## [Your goal]
Type out the data exactly as given. Skip any image.
==*==
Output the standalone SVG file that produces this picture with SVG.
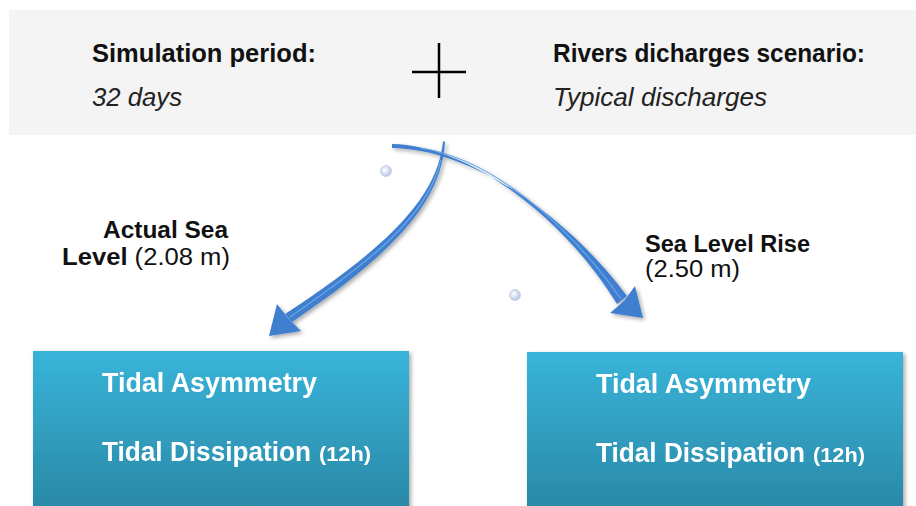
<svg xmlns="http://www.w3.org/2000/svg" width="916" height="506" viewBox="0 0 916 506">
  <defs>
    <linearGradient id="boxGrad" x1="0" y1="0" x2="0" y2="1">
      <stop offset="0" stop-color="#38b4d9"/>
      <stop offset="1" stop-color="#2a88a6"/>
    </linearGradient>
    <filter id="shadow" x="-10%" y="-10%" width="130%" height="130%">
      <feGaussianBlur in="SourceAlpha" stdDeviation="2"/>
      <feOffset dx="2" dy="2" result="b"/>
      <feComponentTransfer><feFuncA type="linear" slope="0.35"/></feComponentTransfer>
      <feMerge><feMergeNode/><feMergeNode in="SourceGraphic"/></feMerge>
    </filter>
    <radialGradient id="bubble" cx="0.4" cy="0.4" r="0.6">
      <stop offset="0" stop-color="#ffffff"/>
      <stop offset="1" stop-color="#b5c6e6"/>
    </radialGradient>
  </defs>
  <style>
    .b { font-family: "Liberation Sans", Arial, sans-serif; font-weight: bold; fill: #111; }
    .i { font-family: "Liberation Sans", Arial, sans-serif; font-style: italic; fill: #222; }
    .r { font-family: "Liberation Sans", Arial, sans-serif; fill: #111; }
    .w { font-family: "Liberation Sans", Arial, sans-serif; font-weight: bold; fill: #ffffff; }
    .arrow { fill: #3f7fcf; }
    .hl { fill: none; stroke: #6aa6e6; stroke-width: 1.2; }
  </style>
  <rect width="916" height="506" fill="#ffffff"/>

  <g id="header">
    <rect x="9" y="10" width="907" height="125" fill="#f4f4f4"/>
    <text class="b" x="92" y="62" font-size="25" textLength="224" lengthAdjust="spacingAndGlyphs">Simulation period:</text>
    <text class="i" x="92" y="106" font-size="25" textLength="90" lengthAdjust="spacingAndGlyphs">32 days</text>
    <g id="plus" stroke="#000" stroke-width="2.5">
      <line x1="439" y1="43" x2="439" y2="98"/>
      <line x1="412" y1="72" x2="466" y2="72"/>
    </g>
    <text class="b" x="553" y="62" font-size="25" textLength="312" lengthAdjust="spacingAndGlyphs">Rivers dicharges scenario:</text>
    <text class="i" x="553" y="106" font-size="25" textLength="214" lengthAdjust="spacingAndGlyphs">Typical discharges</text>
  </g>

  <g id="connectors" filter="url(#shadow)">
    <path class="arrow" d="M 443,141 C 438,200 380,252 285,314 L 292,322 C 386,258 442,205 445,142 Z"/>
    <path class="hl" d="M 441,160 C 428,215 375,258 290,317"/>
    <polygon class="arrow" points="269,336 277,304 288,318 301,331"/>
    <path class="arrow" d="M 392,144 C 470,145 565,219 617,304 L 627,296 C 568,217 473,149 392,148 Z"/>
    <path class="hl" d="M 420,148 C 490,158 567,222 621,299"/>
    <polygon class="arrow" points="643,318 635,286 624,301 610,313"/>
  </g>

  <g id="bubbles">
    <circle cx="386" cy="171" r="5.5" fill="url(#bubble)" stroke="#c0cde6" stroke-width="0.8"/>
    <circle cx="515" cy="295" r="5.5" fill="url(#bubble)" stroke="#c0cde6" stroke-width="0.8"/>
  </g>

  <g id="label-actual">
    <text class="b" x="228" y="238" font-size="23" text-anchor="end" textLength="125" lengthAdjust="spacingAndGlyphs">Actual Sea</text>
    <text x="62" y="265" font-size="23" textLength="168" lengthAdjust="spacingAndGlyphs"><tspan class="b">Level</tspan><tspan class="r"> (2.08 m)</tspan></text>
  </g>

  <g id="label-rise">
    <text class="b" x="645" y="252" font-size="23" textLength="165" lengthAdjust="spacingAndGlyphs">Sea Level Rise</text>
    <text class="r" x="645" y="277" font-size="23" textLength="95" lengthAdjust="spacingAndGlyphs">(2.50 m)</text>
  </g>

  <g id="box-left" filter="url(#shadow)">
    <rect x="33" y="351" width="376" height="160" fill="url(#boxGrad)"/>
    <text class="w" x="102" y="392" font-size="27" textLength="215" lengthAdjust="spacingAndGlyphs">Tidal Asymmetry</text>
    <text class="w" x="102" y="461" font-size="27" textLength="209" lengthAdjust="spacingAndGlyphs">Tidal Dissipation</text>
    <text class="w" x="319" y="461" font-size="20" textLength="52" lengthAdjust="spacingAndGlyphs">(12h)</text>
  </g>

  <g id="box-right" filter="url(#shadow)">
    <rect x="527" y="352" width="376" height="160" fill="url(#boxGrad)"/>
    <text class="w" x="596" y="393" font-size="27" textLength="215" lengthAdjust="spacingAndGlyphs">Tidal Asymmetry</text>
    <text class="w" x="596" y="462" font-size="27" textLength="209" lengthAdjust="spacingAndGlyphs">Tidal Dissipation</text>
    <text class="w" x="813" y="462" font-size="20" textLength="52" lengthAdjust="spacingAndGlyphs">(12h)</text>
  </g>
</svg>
==*==
## [Written answer]
Output the standalone SVG file that produces this picture with SVG.
<svg xmlns="http://www.w3.org/2000/svg" width="916" height="506" viewBox="0 0 916 506">
  <defs>
    <linearGradient id="boxGrad" x1="0" y1="0" x2="0" y2="1">
      <stop offset="0" stop-color="#38b4d9"/>
      <stop offset="1" stop-color="#2a88a6"/>
    </linearGradient>
    <filter id="shadow" x="-10%" y="-10%" width="130%" height="130%">
      <feGaussianBlur in="SourceAlpha" stdDeviation="2"/>
      <feOffset dx="2" dy="2" result="b"/>
      <feComponentTransfer><feFuncA type="linear" slope="0.35"/></feComponentTransfer>
      <feMerge><feMergeNode/><feMergeNode in="SourceGraphic"/></feMerge>
    </filter>
    <radialGradient id="bubble" cx="0.4" cy="0.4" r="0.6">
      <stop offset="0" stop-color="#ffffff"/>
      <stop offset="1" stop-color="#b5c6e6"/>
    </radialGradient>
  </defs>
  <style>
    .b { font-family: "Liberation Sans", Arial, sans-serif; font-weight: bold; fill: #111; }
    .i { font-family: "Liberation Sans", Arial, sans-serif; font-style: italic; fill: #222; }
    .r { font-family: "Liberation Sans", Arial, sans-serif; fill: #111; }
    .w { font-family: "Liberation Sans", Arial, sans-serif; font-weight: bold; fill: #ffffff; }
    .arrow { fill: #3f7fcf; }
    .hl { fill: none; stroke: #6aa6e6; stroke-width: 1.2; }
  </style>
  <rect width="916" height="506" fill="#ffffff"/>

  <g id="header">
    <rect x="9" y="10" width="907" height="125" fill="#f4f4f4"/>
    <text class="b" x="92" y="62" font-size="25" textLength="224" lengthAdjust="spacingAndGlyphs">Simulation period:</text>
    <text class="i" x="92" y="106" font-size="25" textLength="90" lengthAdjust="spacingAndGlyphs">32 days</text>
    <g id="plus" stroke="#000" stroke-width="2.5">
      <line x1="439" y1="43" x2="439" y2="98"/>
      <line x1="412" y1="72" x2="466" y2="72"/>
    </g>
    <text class="b" x="553" y="62" font-size="25" textLength="312" lengthAdjust="spacingAndGlyphs">Rivers dicharges scenario:</text>
    <text class="i" x="553" y="106" font-size="25" textLength="214" lengthAdjust="spacingAndGlyphs">Typical discharges</text>
  </g>

  <g id="connectors" filter="url(#shadow)">
    <path class="arrow" d="M 443,141 C 438,200 380,252 285,314 L 292,322 C 386,258 442,205 445,142 Z"/>
    <path class="hl" d="M 441,160 C 428,215 375,258 290,317"/>
    <polygon class="arrow" points="269,336 277,304 288,318 301,331"/>
    <path class="arrow" d="M 392,144 C 470,145 565,219 617,304 L 627,296 C 568,217 473,149 392,148 Z"/>
    <path class="hl" d="M 420,148 C 490,158 567,222 621,299"/>
    <polygon class="arrow" points="643,318 635,286 624,301 610,313"/>
  </g>

  <g id="bubbles">
    <circle cx="386" cy="171" r="5.5" fill="url(#bubble)" stroke="#c0cde6" stroke-width="0.8"/>
    <circle cx="515" cy="295" r="5.5" fill="url(#bubble)" stroke="#c0cde6" stroke-width="0.8"/>
  </g>

  <g id="label-actual">
    <text class="b" x="228" y="238" font-size="23" text-anchor="end" textLength="125" lengthAdjust="spacingAndGlyphs">Actual Sea</text>
    <text x="62" y="265" font-size="23" textLength="168" lengthAdjust="spacingAndGlyphs"><tspan class="b">Level</tspan><tspan class="r"> (2.08 m)</tspan></text>
  </g>

  <g id="label-rise">
    <text class="b" x="645" y="252" font-size="23" textLength="165" lengthAdjust="spacingAndGlyphs">Sea Level Rise</text>
    <text class="r" x="645" y="277" font-size="23" textLength="95" lengthAdjust="spacingAndGlyphs">(2.50 m)</text>
  </g>

  <g id="box-left" filter="url(#shadow)">
    <rect x="33" y="351" width="376" height="160" fill="url(#boxGrad)"/>
    <text class="w" x="102" y="392" font-size="27" textLength="215" lengthAdjust="spacingAndGlyphs">Tidal Asymmetry</text>
    <text class="w" x="102" y="461" font-size="27" textLength="209" lengthAdjust="spacingAndGlyphs">Tidal Dissipation</text>
    <text class="w" x="319" y="461" font-size="20" textLength="52" lengthAdjust="spacingAndGlyphs">(12h)</text>
  </g>

  <g id="box-right" filter="url(#shadow)">
    <rect x="527" y="352" width="376" height="160" fill="url(#boxGrad)"/>
    <text class="w" x="596" y="393" font-size="27" textLength="215" lengthAdjust="spacingAndGlyphs">Tidal Asymmetry</text>
    <text class="w" x="596" y="462" font-size="27" textLength="209" lengthAdjust="spacingAndGlyphs">Tidal Dissipation</text>
    <text class="w" x="813" y="462" font-size="20" textLength="52" lengthAdjust="spacingAndGlyphs">(12h)</text>
  </g>
</svg>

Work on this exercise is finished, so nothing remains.